Adaptation du roman éponyme de Charles Higson, King of the Ants prend pour protagoniste Sean, un brave jeune homme candide et débonnaire qui, toujours en quête de petits boulots, se voit pressé d'accepter l'offre d'un entrepreneur douteux qui, en échange d'une forte somme d'argent, lui demande de régler son compte à un brave comptable ayant mis le nez dans ses affaires. Sean refuse dans un premier temps puis, quelques lignes de dialogues plus tard, accepte finalement la tâche et ce, malgré son manque d'expérience homicide. Une fois le meurtre (difficilement) accompli, il subtilise les documents compromettant son employeur lequel ne tarde d'ailleurs pas à se retourner contre lui, prêt à tout pour récupérer les preuves de ses méfaits.

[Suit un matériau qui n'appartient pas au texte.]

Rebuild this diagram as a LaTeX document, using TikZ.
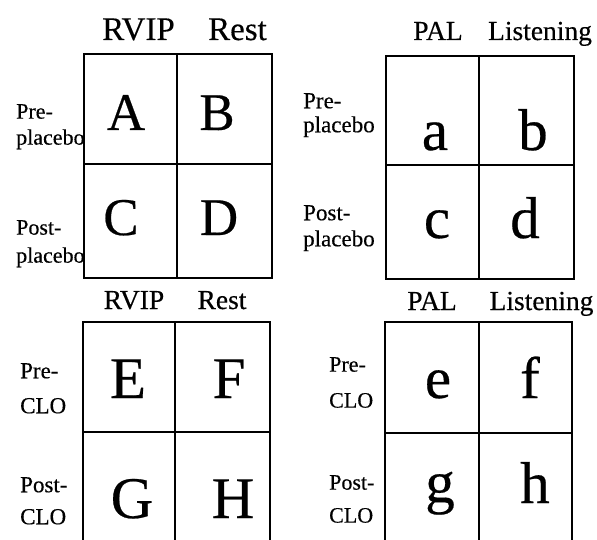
\documentclass[tikz,border=0pt]{standalone}
\usepackage{fontspec}
\setmainfont[FakeBold=0.4]{Liberation Serif}
\usepackage{tikz}

\begin{document}
\begin{tikzpicture}[
  x=1pt,y=-1pt,
  grid/.style={draw=black,line width=2.4pt},
  head/.style={anchor=base,inner sep=0pt,font=\fontsize{27.5}{30}\selectfont},
  headbig/.style={head,font=\fontsize{33}{36}\selectfont},
  side/.style={anchor=north west,inner sep=0pt,align=left},
  letter/.style={anchor=base,inner sep=0pt,font=\fontsize{59}{60}\selectfont},
  lettersmall/.style={letter,font=\fontsize{53}{54}\selectfont}
]
\useasboundingbox (0,0) rectangle (597,540);

% top left: placebo, RVIP / Rest
\draw[grid] (84,54) rectangle (272,278);
\draw[grid] (177,54) -- (177,278);
\draw[grid] (84,164) -- (272,164);
\node[headbig] (rvip1) at (138.5,40) {RVIP};
\node[headbig] (rest1) at (237.5,40) {Rest};
\node[side,font=\fontsize{22}{26}\selectfont] (pre1) at (16,104) {Pre-\\placebo};
\node[side,font=\fontsize{22}{28}\selectfont] (post1) at (16,220) {Post-\\placebo};
\node[lettersmall] (A) at (126,130) {A};
\node[lettersmall] (B) at (217,130) {B};
\node[lettersmall] (C) at (121,235) {C};
\node[lettersmall] (D) at (219,235) {D};

% top right: placebo, PAL / Listening
\draw[grid] (386,56) rectangle (574,279);
\draw[grid] (479,56) -- (479,279);
\draw[grid] (386,165) -- (574,165);
\node[head] (pal1) at (438,40) {PAL};
\node[head] (lis1) at (540,40) {Listening};
\node[side,font=\fontsize{23}{24}\selectfont] (pre2) at (303,93) {Pre-\\placebo};
\node[side,font=\fontsize{23}{26}\selectfont] (post2) at (303,205) {Post-\\placebo};
\node[letter] (a) at (435,150) {a};
\node[letter] (b) at (533,150) {b};
\node[letter] (c) at (437,238) {c};
\node[letter] (d) at (525,238) {d};

% bottom left: CLO, RVIP / Rest
\draw[grid] (83,542) -- (83,322) -- (270,322) -- (270,542);
\draw[grid] (175,322) -- (175,542);
\draw[grid] (83,432) -- (270,432);
\node[head] (rvip2) at (134,309) {RVIP};
\node[head] (rest2) at (222,309) {Rest};
\node[side,font=\fontsize{23}{35}\selectfont] (pre3) at (20,363) {Pre-\\CLO};
\node[side,font=\fontsize{23}{32}\selectfont] (post3) at (20,477) {Post-\\CLO};
\node[letter] (E) at (128,398) {E};
\node[letter] (F) at (229,398) {F};
\node[letter] (G) at (132,518) {G};
\node[letter] (H) at (233,518) {H};

% bottom right: CLO, PAL / Listening
\draw[grid] (385,542) -- (385,322) -- (572,322) -- (572,542);
\draw[grid] (479,322) -- (479,542);
\draw[grid] (385,433) -- (572,433);
\node[head] (pal2) at (432,310) {PAL};
\node[head] (lis2) at (541.5,310) {Listening};
\node[side,font=\fontsize{22}{36}\selectfont] (pre4) at (329,357) {Pre-\\CLO};
\node[side,font=\fontsize{22}{33}\selectfont] (post4) at (329,475) {Post-\\CLO};
\node[letter] (e) at (438,398) {e};
\node[letter] (f) at (530,398) {f};
\node[letter] (g) at (440,502) {g};
\node[letter] (h) at (535,503) {h};
\end{tikzpicture}
\end{document}
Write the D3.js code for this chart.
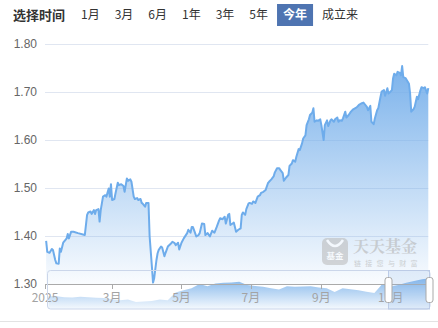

Pourvu d'un budget dérisoire et filmé dans des conditions quasi-amateurs (certains plans en caméra portée semblent filmés au caméscope) ce King of the Ants n'en demeure pas moins une surprenante réussite décrivant en détail le calvaire et la lente métamorphose morale d'un jeune homme fondamentalement bon en authentique monstre homicide, et tout cela en seulement 90 petites minutes. Un tour de force narratif improbable que Stuart Gordon réussit pourtant à mettre en scène et ce malgré les contraintes d'un budget limité. Filmant au plus près de ses personnages, sa réalisation exploite la banalité de son cadre pour mieux mettre en valeur l'ambiguïté morale de son protagoniste. Un petit prolo qui au départ ne possède rien, voire n'est lui-même rien. Désespérément creux, serviable et débonnaire, il devient la victime toute désignée de patrons sans scrupules qui en véritables mafieux abusent de sa naïveté et lui infligent un traitement des plus horribles et inhumains. De ce trauma résulte la déchéance du jeune homme qui, fuyant ses bourreaux, se retrouve à errer désespérément dans les rues jusqu'à être secouru de manière inespérée. La résurrection du jeune homme s'accomplit tout d'abord dans l'illusion d'un bonheur conjugal avant de plonger dans un climax vengeur des plus radical et percutant.
C'est bien simple, à voir le début du film, on n'aurait jamais songé qu'il prenne une telle direction dramatique et puisse se terminer ainsi.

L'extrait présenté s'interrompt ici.